Task: Repeat the listing exactly as given, omitting every image.

Source records:
----------

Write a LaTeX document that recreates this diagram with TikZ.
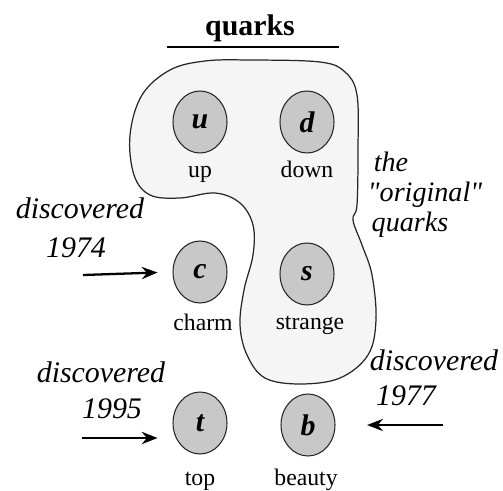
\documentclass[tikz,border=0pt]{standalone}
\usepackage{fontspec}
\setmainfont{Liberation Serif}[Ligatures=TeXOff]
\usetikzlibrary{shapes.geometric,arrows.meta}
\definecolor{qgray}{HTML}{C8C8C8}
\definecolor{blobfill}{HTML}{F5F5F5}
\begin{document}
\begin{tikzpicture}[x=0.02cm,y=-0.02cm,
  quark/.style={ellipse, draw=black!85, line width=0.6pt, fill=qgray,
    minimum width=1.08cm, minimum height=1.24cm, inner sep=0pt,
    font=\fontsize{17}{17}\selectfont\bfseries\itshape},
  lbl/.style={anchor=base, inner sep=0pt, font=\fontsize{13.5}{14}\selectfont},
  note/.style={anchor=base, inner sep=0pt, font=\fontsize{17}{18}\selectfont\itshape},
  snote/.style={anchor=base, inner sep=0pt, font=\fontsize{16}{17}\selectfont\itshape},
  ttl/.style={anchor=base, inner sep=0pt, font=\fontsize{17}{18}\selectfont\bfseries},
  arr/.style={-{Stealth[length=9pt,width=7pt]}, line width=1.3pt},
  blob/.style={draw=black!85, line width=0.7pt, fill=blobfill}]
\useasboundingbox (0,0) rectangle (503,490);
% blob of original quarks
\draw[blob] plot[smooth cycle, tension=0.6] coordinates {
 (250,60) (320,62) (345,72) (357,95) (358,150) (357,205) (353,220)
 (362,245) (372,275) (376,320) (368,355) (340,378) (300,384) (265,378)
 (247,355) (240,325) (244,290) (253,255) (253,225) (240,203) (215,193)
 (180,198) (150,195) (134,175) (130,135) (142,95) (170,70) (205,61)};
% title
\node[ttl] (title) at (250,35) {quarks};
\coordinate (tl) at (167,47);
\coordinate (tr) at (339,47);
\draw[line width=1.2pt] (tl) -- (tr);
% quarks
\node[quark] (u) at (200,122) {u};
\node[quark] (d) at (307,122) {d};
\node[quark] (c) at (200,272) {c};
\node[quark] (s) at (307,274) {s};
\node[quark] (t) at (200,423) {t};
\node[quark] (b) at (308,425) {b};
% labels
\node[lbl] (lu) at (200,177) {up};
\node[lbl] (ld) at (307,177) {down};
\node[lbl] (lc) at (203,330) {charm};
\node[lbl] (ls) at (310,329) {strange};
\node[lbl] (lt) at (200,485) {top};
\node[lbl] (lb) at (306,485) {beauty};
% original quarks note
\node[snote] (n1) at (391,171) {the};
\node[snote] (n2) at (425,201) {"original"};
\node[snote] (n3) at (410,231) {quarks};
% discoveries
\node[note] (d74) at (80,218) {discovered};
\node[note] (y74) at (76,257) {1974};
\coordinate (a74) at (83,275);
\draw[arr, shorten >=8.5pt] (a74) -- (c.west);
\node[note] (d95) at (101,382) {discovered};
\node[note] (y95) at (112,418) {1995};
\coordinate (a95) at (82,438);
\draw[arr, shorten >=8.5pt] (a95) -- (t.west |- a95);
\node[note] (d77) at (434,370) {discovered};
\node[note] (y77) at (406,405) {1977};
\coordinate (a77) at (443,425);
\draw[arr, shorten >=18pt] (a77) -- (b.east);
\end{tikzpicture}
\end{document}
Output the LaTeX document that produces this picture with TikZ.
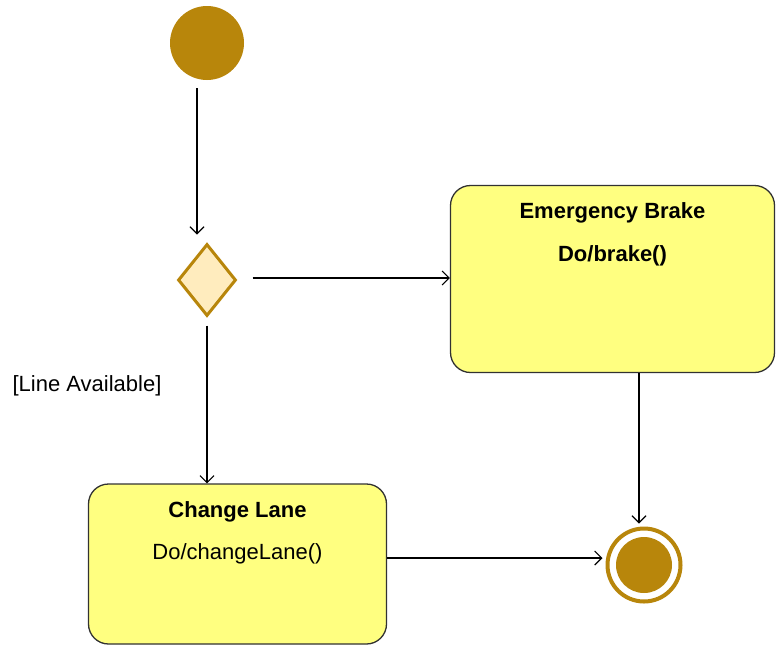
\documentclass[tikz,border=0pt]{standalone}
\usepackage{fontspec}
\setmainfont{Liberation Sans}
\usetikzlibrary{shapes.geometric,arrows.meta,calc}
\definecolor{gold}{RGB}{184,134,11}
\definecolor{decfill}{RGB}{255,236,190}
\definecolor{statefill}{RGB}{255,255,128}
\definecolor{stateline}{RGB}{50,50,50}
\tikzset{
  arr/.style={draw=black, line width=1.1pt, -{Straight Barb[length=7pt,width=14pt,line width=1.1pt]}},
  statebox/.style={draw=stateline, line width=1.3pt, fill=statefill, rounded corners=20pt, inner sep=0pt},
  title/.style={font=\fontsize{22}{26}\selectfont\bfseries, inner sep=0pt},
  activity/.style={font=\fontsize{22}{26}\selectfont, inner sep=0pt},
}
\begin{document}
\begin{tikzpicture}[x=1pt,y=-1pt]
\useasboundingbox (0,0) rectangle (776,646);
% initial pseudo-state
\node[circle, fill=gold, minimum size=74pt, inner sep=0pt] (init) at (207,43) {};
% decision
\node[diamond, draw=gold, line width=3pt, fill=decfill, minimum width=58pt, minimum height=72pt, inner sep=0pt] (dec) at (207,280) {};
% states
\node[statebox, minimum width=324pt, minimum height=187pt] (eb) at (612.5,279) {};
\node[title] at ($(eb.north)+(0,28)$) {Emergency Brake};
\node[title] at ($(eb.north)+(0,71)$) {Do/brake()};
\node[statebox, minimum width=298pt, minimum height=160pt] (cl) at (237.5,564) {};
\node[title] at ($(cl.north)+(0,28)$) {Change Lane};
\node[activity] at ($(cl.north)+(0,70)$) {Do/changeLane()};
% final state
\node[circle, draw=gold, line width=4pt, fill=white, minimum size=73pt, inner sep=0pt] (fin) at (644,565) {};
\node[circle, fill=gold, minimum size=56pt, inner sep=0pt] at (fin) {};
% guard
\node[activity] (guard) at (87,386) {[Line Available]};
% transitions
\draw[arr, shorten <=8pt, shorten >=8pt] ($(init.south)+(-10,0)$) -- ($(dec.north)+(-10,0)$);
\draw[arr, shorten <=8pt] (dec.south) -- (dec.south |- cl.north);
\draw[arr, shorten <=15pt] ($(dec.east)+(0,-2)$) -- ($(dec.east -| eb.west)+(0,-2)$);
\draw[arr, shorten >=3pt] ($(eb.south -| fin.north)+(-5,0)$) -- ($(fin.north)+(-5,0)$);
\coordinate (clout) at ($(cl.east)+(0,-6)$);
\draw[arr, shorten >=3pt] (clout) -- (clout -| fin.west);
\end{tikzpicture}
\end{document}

----------

Exercise result:
Write a LaTeX document that recreates this diagram with TikZ.
\documentclass[tikz,border=0pt]{standalone}
\usepackage{fontspec}
\setmainfont{Liberation Serif}[Ligatures=TeXOff]
\usetikzlibrary{shapes.geometric,arrows.meta}
\definecolor{qgray}{HTML}{C8C8C8}
\definecolor{blobfill}{HTML}{F5F5F5}
\begin{document}
\begin{tikzpicture}[x=0.02cm,y=-0.02cm,
  quark/.style={ellipse, draw=black!85, line width=0.6pt, fill=qgray,
    minimum width=1.08cm, minimum height=1.24cm, inner sep=0pt,
    font=\fontsize{17}{17}\selectfont\bfseries\itshape},
  lbl/.style={anchor=base, inner sep=0pt, font=\fontsize{13.5}{14}\selectfont},
  note/.style={anchor=base, inner sep=0pt, font=\fontsize{17}{18}\selectfont\itshape},
  snote/.style={anchor=base, inner sep=0pt, font=\fontsize{16}{17}\selectfont\itshape},
  ttl/.style={anchor=base, inner sep=0pt, font=\fontsize{17}{18}\selectfont\bfseries},
  arr/.style={-{Stealth[length=9pt,width=7pt]}, line width=1.3pt},
  blob/.style={draw=black!85, line width=0.7pt, fill=blobfill}]
\useasboundingbox (0,0) rectangle (503,490);
% blob of original quarks
\draw[blob] plot[smooth cycle, tension=0.6] coordinates {
 (250,60) (320,62) (345,72) (357,95) (358,150) (357,205) (353,220)
 (362,245) (372,275) (376,320) (368,355) (340,378) (300,384) (265,378)
 (247,355) (240,325) (244,290) (253,255) (253,225) (240,203) (215,193)
 (180,198) (150,195) (134,175) (130,135) (142,95) (170,70) (205,61)};
% title
\node[ttl] (title) at (250,35) {quarks};
\coordinate (tl) at (167,47);
\coordinate (tr) at (339,47);
\draw[line width=1.2pt] (tl) -- (tr);
% quarks
\node[quark] (u) at (200,122) {u};
\node[quark] (d) at (307,122) {d};
\node[quark] (c) at (200,272) {c};
\node[quark] (s) at (307,274) {s};
\node[quark] (t) at (200,423) {t};
\node[quark] (b) at (308,425) {b};
% labels
\node[lbl] (lu) at (200,177) {up};
\node[lbl] (ld) at (307,177) {down};
\node[lbl] (lc) at (203,330) {charm};
\node[lbl] (ls) at (310,329) {strange};
\node[lbl] (lt) at (200,485) {top};
\node[lbl] (lb) at (306,485) {beauty};
% original quarks note
\node[snote] (n1) at (391,171) {the};
\node[snote] (n2) at (425,201) {"original"};
\node[snote] (n3) at (410,231) {quarks};
% discoveries
\node[note] (d74) at (80,218) {discovered};
\node[note] (y74) at (76,257) {1974};
\coordinate (a74) at (83,275);
\draw[arr, shorten >=8.5pt] (a74) -- (c.west);
\node[note] (d95) at (101,382) {discovered};
\node[note] (y95) at (112,418) {1995};
\coordinate (a95) at (82,438);
\draw[arr, shorten >=8.5pt] (a95) -- (t.west |- a95);
\node[note] (d77) at (434,370) {discovered};
\node[note] (y77) at (406,405) {1977};
\coordinate (a77) at (443,425);
\draw[arr, shorten >=18pt] (a77) -- (b.east);
\end{tikzpicture}
\end{document}
Output the LaTeX document that produces this picture with TikZ.
\documentclass[tikz,border=0pt]{standalone}
\usepackage{fontspec}
\setmainfont{Liberation Sans}
\usetikzlibrary{shapes.geometric,arrows.meta,calc}
\definecolor{gold}{RGB}{184,134,11}
\definecolor{decfill}{RGB}{255,236,190}
\definecolor{statefill}{RGB}{255,255,128}
\definecolor{stateline}{RGB}{50,50,50}
\tikzset{
  arr/.style={draw=black, line width=1.1pt, -{Straight Barb[length=7pt,width=14pt,line width=1.1pt]}},
  statebox/.style={draw=stateline, line width=1.3pt, fill=statefill, rounded corners=20pt, inner sep=0pt},
  title/.style={font=\fontsize{22}{26}\selectfont\bfseries, inner sep=0pt},
  activity/.style={font=\fontsize{22}{26}\selectfont, inner sep=0pt},
}
\begin{document}
\begin{tikzpicture}[x=1pt,y=-1pt]
\useasboundingbox (0,0) rectangle (776,646);
% initial pseudo-state
\node[circle, fill=gold, minimum size=74pt, inner sep=0pt] (init) at (207,43) {};
% decision
\node[diamond, draw=gold, line width=3pt, fill=decfill, minimum width=58pt, minimum height=72pt, inner sep=0pt] (dec) at (207,280) {};
% states
\node[statebox, minimum width=324pt, minimum height=187pt] (eb) at (612.5,279) {};
\node[title] at ($(eb.north)+(0,28)$) {Emergency Brake};
\node[title] at ($(eb.north)+(0,71)$) {Do/brake()};
\node[statebox, minimum width=298pt, minimum height=160pt] (cl) at (237.5,564) {};
\node[title] at ($(cl.north)+(0,28)$) {Change Lane};
\node[activity] at ($(cl.north)+(0,70)$) {Do/changeLane()};
% final state
\node[circle, draw=gold, line width=4pt, fill=white, minimum size=73pt, inner sep=0pt] (fin) at (644,565) {};
\node[circle, fill=gold, minimum size=56pt, inner sep=0pt] at (fin) {};
% guard
\node[activity] (guard) at (87,386) {[Line Available]};
% transitions
\draw[arr, shorten <=8pt, shorten >=8pt] ($(init.south)+(-10,0)$) -- ($(dec.north)+(-10,0)$);
\draw[arr, shorten <=8pt] (dec.south) -- (dec.south |- cl.north);
\draw[arr, shorten <=15pt] ($(dec.east)+(0,-2)$) -- ($(dec.east -| eb.west)+(0,-2)$);
\draw[arr, shorten >=3pt] ($(eb.south -| fin.north)+(-5,0)$) -- ($(fin.north)+(-5,0)$);
\coordinate (clout) at ($(cl.east)+(0,-6)$);
\draw[arr, shorten >=3pt] (clout) -- (clout -| fin.west);
\end{tikzpicture}
\end{document}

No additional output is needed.